**Required work**
Write out the entries below once more, exactly, with the pictures left out.

**Supplied entries**

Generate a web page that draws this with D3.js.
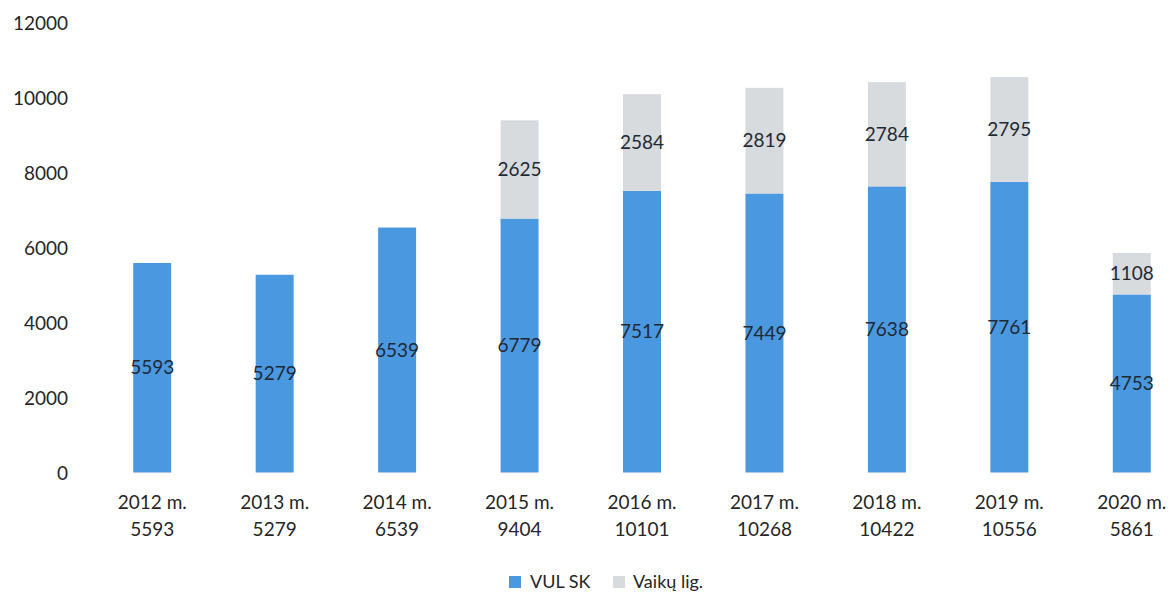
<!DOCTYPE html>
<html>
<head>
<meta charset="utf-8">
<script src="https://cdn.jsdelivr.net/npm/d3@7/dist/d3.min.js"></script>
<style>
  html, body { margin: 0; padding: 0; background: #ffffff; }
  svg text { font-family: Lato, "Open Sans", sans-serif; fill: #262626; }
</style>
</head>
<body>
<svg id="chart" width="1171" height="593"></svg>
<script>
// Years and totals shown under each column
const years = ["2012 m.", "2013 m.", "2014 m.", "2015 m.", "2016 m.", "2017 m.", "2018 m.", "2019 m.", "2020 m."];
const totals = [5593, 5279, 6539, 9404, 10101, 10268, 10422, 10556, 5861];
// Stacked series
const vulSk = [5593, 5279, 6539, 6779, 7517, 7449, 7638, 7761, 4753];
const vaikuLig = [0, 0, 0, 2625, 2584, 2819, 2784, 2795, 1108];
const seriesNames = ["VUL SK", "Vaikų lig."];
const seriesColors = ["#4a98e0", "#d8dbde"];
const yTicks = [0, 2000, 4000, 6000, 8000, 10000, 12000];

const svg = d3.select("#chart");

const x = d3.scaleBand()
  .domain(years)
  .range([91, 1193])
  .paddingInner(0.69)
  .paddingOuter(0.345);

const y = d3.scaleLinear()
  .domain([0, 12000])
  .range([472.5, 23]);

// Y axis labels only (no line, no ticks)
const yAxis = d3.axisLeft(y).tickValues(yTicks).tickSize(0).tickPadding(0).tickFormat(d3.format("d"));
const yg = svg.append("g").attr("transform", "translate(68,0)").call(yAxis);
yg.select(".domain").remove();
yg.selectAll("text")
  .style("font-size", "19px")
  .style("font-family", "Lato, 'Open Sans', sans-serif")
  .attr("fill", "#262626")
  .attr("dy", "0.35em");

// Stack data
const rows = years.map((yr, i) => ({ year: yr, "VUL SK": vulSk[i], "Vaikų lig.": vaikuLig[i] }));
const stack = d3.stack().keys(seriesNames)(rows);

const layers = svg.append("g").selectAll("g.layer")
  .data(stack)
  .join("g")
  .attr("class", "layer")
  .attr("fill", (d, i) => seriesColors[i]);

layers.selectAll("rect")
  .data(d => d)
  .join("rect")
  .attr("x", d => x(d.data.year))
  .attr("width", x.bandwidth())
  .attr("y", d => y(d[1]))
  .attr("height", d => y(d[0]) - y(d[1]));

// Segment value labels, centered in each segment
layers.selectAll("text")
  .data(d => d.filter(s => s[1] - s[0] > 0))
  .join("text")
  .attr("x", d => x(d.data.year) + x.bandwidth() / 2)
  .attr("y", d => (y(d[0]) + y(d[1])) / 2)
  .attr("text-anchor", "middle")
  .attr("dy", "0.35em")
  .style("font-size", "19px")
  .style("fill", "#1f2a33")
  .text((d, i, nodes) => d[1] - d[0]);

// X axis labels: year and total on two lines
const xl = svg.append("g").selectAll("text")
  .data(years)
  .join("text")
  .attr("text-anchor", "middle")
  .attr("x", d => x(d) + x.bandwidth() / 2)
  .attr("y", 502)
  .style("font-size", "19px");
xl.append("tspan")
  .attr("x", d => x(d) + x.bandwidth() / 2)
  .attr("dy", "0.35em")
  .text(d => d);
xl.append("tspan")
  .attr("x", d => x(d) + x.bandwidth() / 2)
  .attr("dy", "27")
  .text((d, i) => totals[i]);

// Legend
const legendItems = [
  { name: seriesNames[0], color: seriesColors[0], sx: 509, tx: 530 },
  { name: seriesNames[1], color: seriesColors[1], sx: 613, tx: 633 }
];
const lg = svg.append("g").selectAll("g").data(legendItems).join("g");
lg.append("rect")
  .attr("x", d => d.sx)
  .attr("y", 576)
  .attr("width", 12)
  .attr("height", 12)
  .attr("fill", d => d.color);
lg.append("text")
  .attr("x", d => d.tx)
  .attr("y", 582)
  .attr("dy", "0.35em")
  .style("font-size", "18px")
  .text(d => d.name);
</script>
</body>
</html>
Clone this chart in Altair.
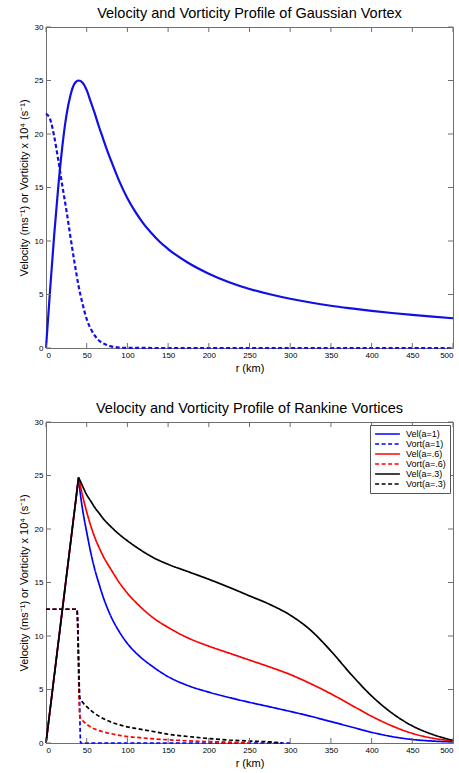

**Task solution**
Generate a web page that draws this with D3.js.
<!DOCTYPE html>
<html>
<head>
<meta charset="utf-8">
<script src="https://cdn.jsdelivr.net/npm/d3@7/dist/d3.min.js"></script>
<style>
  html, body { margin: 0; padding: 0; background: #ffffff; }
  svg text { font-family: Lato, "Open Sans", sans-serif; fill: #262626; }
</style>
</head>
<body>
<svg id="chart" width="1171" height="593"></svg>
<script>
// Years and totals shown under each column
const years = ["2012 m.", "2013 m.", "2014 m.", "2015 m.", "2016 m.", "2017 m.", "2018 m.", "2019 m.", "2020 m."];
const totals = [5593, 5279, 6539, 9404, 10101, 10268, 10422, 10556, 5861];
// Stacked series
const vulSk = [5593, 5279, 6539, 6779, 7517, 7449, 7638, 7761, 4753];
const vaikuLig = [0, 0, 0, 2625, 2584, 2819, 2784, 2795, 1108];
const seriesNames = ["VUL SK", "Vaikų lig."];
const seriesColors = ["#4a98e0", "#d8dbde"];
const yTicks = [0, 2000, 4000, 6000, 8000, 10000, 12000];

const svg = d3.select("#chart");

const x = d3.scaleBand()
  .domain(years)
  .range([91, 1193])
  .paddingInner(0.69)
  .paddingOuter(0.345);

const y = d3.scaleLinear()
  .domain([0, 12000])
  .range([472.5, 23]);

// Y axis labels only (no line, no ticks)
const yAxis = d3.axisLeft(y).tickValues(yTicks).tickSize(0).tickPadding(0).tickFormat(d3.format("d"));
const yg = svg.append("g").attr("transform", "translate(68,0)").call(yAxis);
yg.select(".domain").remove();
yg.selectAll("text")
  .style("font-size", "19px")
  .style("font-family", "Lato, 'Open Sans', sans-serif")
  .attr("fill", "#262626")
  .attr("dy", "0.35em");

// Stack data
const rows = years.map((yr, i) => ({ year: yr, "VUL SK": vulSk[i], "Vaikų lig.": vaikuLig[i] }));
const stack = d3.stack().keys(seriesNames)(rows);

const layers = svg.append("g").selectAll("g.layer")
  .data(stack)
  .join("g")
  .attr("class", "layer")
  .attr("fill", (d, i) => seriesColors[i]);

layers.selectAll("rect")
  .data(d => d)
  .join("rect")
  .attr("x", d => x(d.data.year))
  .attr("width", x.bandwidth())
  .attr("y", d => y(d[1]))
  .attr("height", d => y(d[0]) - y(d[1]));

// Segment value labels, centered in each segment
layers.selectAll("text")
  .data(d => d.filter(s => s[1] - s[0] > 0))
  .join("text")
  .attr("x", d => x(d.data.year) + x.bandwidth() / 2)
  .attr("y", d => (y(d[0]) + y(d[1])) / 2)
  .attr("text-anchor", "middle")
  .attr("dy", "0.35em")
  .style("font-size", "19px")
  .style("fill", "#1f2a33")
  .text((d, i, nodes) => d[1] - d[0]);

// X axis labels: year and total on two lines
const xl = svg.append("g").selectAll("text")
  .data(years)
  .join("text")
  .attr("text-anchor", "middle")
  .attr("x", d => x(d) + x.bandwidth() / 2)
  .attr("y", 502)
  .style("font-size", "19px");
xl.append("tspan")
  .attr("x", d => x(d) + x.bandwidth() / 2)
  .attr("dy", "0.35em")
  .text(d => d);
xl.append("tspan")
  .attr("x", d => x(d) + x.bandwidth() / 2)
  .attr("dy", "27")
  .text((d, i) => totals[i]);

// Legend
const legendItems = [
  { name: seriesNames[0], color: seriesColors[0], sx: 509, tx: 530 },
  { name: seriesNames[1], color: seriesColors[1], sx: 613, tx: 633 }
];
const lg = svg.append("g").selectAll("g").data(legendItems).join("g");
lg.append("rect")
  .attr("x", d => d.sx)
  .attr("y", 576)
  .attr("width", 12)
  .attr("height", 12)
  .attr("fill", d => d.color);
lg.append("text")
  .attr("x", d => d.tx)
  .attr("y", 582)
  .attr("dy", "0.35em")
  .style("font-size", "18px")
  .text(d => d.name);
</script>
</body>
</html>
Clone this chart in Altair.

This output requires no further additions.